There are various ways to mock Entity Framework. I like Effort because you don't need to add interfaces to your DbContext, you just need a particular constructor.

//other usings above, these are the testing dependencies
using Company.Data;
using Company.Data.DataModels;
using Company.Domain.DomainModels;
using Company.Domain.ServiceInterfaces;
using Company.Services;
using Xunit;
using Effort;
using FluentAssertions;

namespace DealingWithData.Tests
{
    public class CustomerService_Should
    {
        SqlDbContext _context;
        ICustomerService _customerService;

        public CustomerService_Should()
        {
            //This is what makes Effort the in-memory database
            _context = new SqlDbContext(DbConnectionFactory.CreateTransient());
            _customerService = new CustomerService(_context);
        }

        ~CustomerService_Should() 
        {
            _context.Dispose();
        }

        [Fact]
        public void Return_a_single_customer_by_id()
        {
            // arrange
            Customer expected = new Customer()
            {
                CustomerId = 1,
                Name = "Herbert",
                ZipCode = 12345
            };
            // mock the data the service works with
            _context.CustFiles.Add(new CustFile() { CustId = 1, FullName = "Herbert" });
            _context.CustFileExtendeds.Add(new CustFileExtended() { CustNumber = 1, Zip5 = 12345 });
            _context.SaveChanges();

            // act
            var actual = _customerService.RetrieveSingleById(expected.CustomerId);

            // assert
            actual.Should().BeEquivalentTo(expected);
        }
    }
}

If...when...we have changes in our data sources, we'll have to update the service and the unit tests.

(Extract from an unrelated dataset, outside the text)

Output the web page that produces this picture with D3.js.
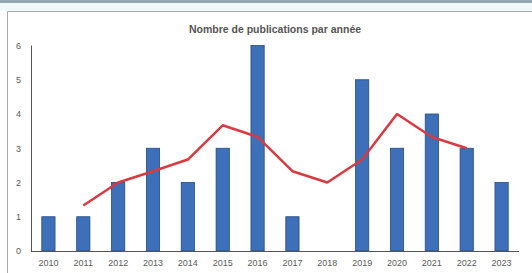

That's OK. Before, we'd have been updating repositories and unit tests. This removes the repository pattern dead weight.

Your Data Sources Will Change...

Sometimes radically. Your domain model will change, too, but it shouldn't be driven by the backend data. You should be able to code and unit test without any concrete dependencies, and it shouldn't be painful.

Do you really need the Repository pattern? Probably not.